Can we conclude that $G_1 \not ≅ G_2$?

Question

I'm working in the following graph theory excercise:

Let $G_1$ and $G_2$ be two graphs with $V(G_1) = {u_1, v_1, w_1, x_1, y_1, z_1}$ and $V(G_2) = {u_2 , v2_ , w_2 , x_2 , y_2 , z_2}$. If $v_1$ has degree $3$ and is adjacent to a vertex of degree $2$, while $v_2$ has degree $3$ and is not adjacent to a vertex of degree $2$. Can we conclude that $G_1 \not ≅ G_2$? Explain your answer.
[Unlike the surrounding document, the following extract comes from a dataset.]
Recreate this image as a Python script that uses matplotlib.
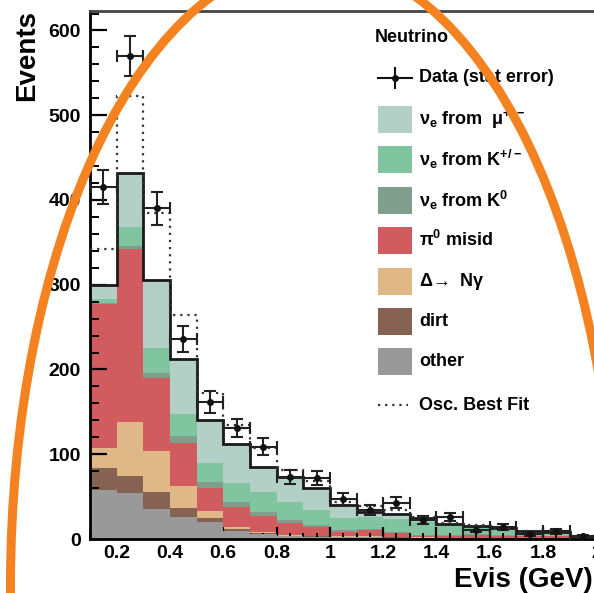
import numpy as np
import matplotlib
matplotlib.use("Agg")
import matplotlib.pyplot as plt
from matplotlib.patches import Rectangle, Ellipse
from matplotlib.lines import Line2D
from matplotlib.transforms import Affine2D
from matplotlib.ticker import MultipleLocator

# ── data (Evis bins, 0.1 GeV wide) ──────────────────────────────────────────
edges = [0.1, 0.2, 0.3, 0.4, 0.5, 0.6, 0.7, 0.8, 0.9, 1.0,
         1.1, 1.2, 1.3, 1.4, 1.5, 1.6, 1.7, 1.8, 1.9, 2.0]

# cumulative tops of the stacked MC (bottom -> top)
top_other = [58, 54, 35, 26, 20, 10, 6, 3, 2.5, 2, 2, 1.5, 1, 1, 1, 0.8, 0.6, 0.6, 0.3]
top_dirt  = [84, 74, 55, 37, 25, 11.5, 7, 3.5, 3, 2.5, 2.5, 2, 1.5, 1.2, 1.2, 1, 0.8, 0.8, 0.5]
top_delta = [107, 138, 104, 62, 33, 14, 8, 4.5, 4, 3, 3, 2.5, 2, 1.6, 1.6, 1.3, 1, 1, 0.6]
top_pi0   = [277, 342, 190, 113, 60, 38, 27, 19, 14, 8.6, 10.6, 6.7, 3.5, 3.5, 5, 4, 3, 3, 1.5]
top_k0    = [279, 346, 196, 121, 67, 44, 32, 23, 16.5, 10.5, 12, 8, 5, 4.5, 6, 5, 3.8, 3.8, 1.8]
top_kpm   = [283, 368, 225, 147, 90, 66, 55, 44, 34, 24.4, 26, 24, 20.5, 15, 13, 11, 8, 7.5, 2.8]
top_mu    = [300, 432, 306, 212, 140, 112, 85, 73, 60, 40, 32, 30, 25, 17.7, 15.3, 12.6, 9.4, 8.7, 3.5]

osc_fit   = [342, 523, 385, 264, 172, 135, 107, 81, 68, 44, 39, 34, 26, 19, 16, 13, 9, 10, 3.5]

data_n    = [415, 570, 390, 236, 162, 131, 109, 73, 72, 47, 34, 43, 22, 26, 11, 14, 6, 9, 3]
data_err  = [20, 24, 20, 15, 13, 11, 10, 8.5, 8.5, 7, 6, 6.5, 4.7, 5, 3.3, 3.7, 2.4, 3, 1.7]

COL = {
    "mu": "#b2d0c6", "kpm": "#80c4a0", "k0": "#809e8c", "pi0": "#d05c60",
    "delta": "#e0b888", "dirt": "#856252", "other": "#999999",
}
ORANGE = "#f58220"

plt.rcParams.update({
    "font.family": ["Liberation Sans", "DejaVu Sans"],
    "font.weight": "bold",
    "mathtext.fontset": "custom",
    "mathtext.rm": "Liberation Sans",
    "mathtext.bf": "Liberation Sans:bold",
    "mathtext.default": "rm",
})

W, H = 594, 593
fig = plt.figure(figsize=(W / 100, H / 100), dpi=100)
# pixel coordinates, y pointing down
px = Affine2D().scale(1 / W, -1 / H).translate(0, 1) + fig.transFigure

ax = fig.add_axes([90 / W, 1 - 539 / H, (623 - 90) / W, (539 - 11) / H])
ax.set_xlim(0.1, 2.1)
ax.set_ylim(0, 623)

edges = np.array(edges)
centers = 0.5 * (edges[:-1] + edges[1:])

stack = [(top_mu, "mu"), (top_kpm, "kpm"), (top_k0, "k0"), (top_pi0, "pi0"),
         (top_delta, "delta"), (top_dirt, "dirt"), (top_other, "other")]
for z, (vals, key) in enumerate(stack):
    ax.stairs(vals, edges, baseline=0, fill=True, color=COL[key], lw=0, zorder=1 + z * 0.1)

ax.stairs(top_mu, edges, baseline=None, color="#1a1a1a", lw=2.0, zorder=3)
ax.stairs(osc_fit, edges, baseline=None, color="#333333", lw=1.6,
          ls=(0, (1, 2.2)), zorder=3)

ax.errorbar(centers, data_n, yerr=data_err, xerr=0.05, fmt="o", ms=4,
            color="#111111", ecolor="#222222", elinewidth=1.5, capsize=4.5,
            capthick=1.5, zorder=5)

# axes styling (ROOT-like)
ax.spines["right"].set_visible(False)
ax.spines["left"].set_linewidth(2.0)
ax.spines["bottom"].set_linewidth(2.0)
ax.spines["top"].set_linewidth(2.0)
ax.spines["top"].set_color("#444444")
ax.yaxis.set_major_locator(MultipleLocator(100))
ax.yaxis.set_minor_locator(MultipleLocator(20))
ax.xaxis.set_major_locator(MultipleLocator(0.2))
ax.xaxis.set_minor_locator(MultipleLocator(0.05))
ax.tick_params(axis="y", which="major", direction="in", length=12, width=1.6,
               labelsize=14, pad=6.5)
ax.tick_params(axis="y", which="minor", direction="in", length=6.5, width=1.4)
ax.tick_params(axis="x", which="major", direction="in", length=9, width=1.6,
               labelsize=14, pad=4)
ax.tick_params(axis="x", which="minor", direction="in", length=4.5, width=1.4)
ax.tick_params(top=False, right=False, which="both")
ax.xaxis.set_major_formatter(plt.FuncFormatter(lambda v, p: f"{v:g}"))

fig.text(27, 10, "Events", transform=px, rotation=90, ha="center", va="top",
         fontsize=20, fontweight="bold")
fig.text(593, 587, "Evis (GeV)", transform=px, ha="right", va="baseline",
         fontsize=20, fontweight="bold")

# legend, drawn by hand
fs = 13
fig.text(375, 38, "Neutrino", transform=px, ha="left", va="center", fontsize=fs)
rows = [78, 119, 159, 200, 240, 281, 321, 361, 405]
fig.add_artist(Line2D([378, 412], [rows[0], rows[0]], transform=px, color="#111111", lw=1.5))
fig.add_artist(Line2D([395, 395], [rows[0] - 10, rows[0] + 10], transform=px, color="#111111", lw=1.5))
fig.add_artist(Line2D([395], [rows[0]], transform=px, marker="o", ms=4, color="#111111"))
fig.text(419, rows[0], "Data (stat error)", transform=px, ha="left", va="center", fontsize=fs)

labels = [r"$\nu_{\mathbf{e}}$ from  $\mu^{+/-}$", r"$\nu_{\mathbf{e}}$ from K$^{+/-}$",
          r"$\nu_{\mathbf{e}}$ from K$^{0}$", r"$\pi^{0}$ misid",
          r"$\Delta\!\rightarrow$ N$\gamma$", "dirt", "other"]
keys = ["mu", "kpm", "k0", "pi0", "delta", "dirt", "other"]
for y, lab, key in zip(rows[1:8], labels, keys):
    fig.add_artist(Rectangle((378, y - 13.5), 34, 27, transform=px,
                             facecolor=COL[key], edgecolor="none"))
    fig.text(419, y, lab, transform=px, ha="left", va="center", fontsize=fs)
fig.add_artist(Line2D([378, 408], [rows[8], rows[8]], transform=px, color="#333333",
                      lw=1.6, ls=(0, (1, 2.2))))
fig.text(419, rows[8], "Osc. Best Fit", transform=px, ha="left", va="center", fontsize=fs)

# orange hand-drawn ellipse on top of everything
fig.add_artist(Ellipse((313.5, 585), 606, 1250, transform=px, fill=False,
                       edgecolor=ORANGE, lw=6.5, zorder=10))

fig.savefig("out.png", dpi=100, facecolor="white")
What I think about the answer is that obviously because of adjacent vertices to $v_1$ and $v_2$ are not the same then $G_1 \not ≅ G_2$ but I'm not sure about it to be so obvious, thanks in advance for any critic to my solution, a hint or help.

Answer 1

Consider the following graph on 6 vertices.

A-----B
|     |
|     |
C-----D
 \   /
  \ /
   E
   |
   |
   F

Notice that vertices $A$ and $B$ have degree $2$, vertices $C$, $D$, and $E$ have degree $3$, and vertex $F$ has degree $1$. Vertices $C$ and $D$ are each adjacent to a vertex with degree $2$, but vertex $E$ is not adjacent to any vertex with degree $2$.

Can you use this to generate two isomorphic graphs $G_1$ and $G_2$ with all the properties in the question?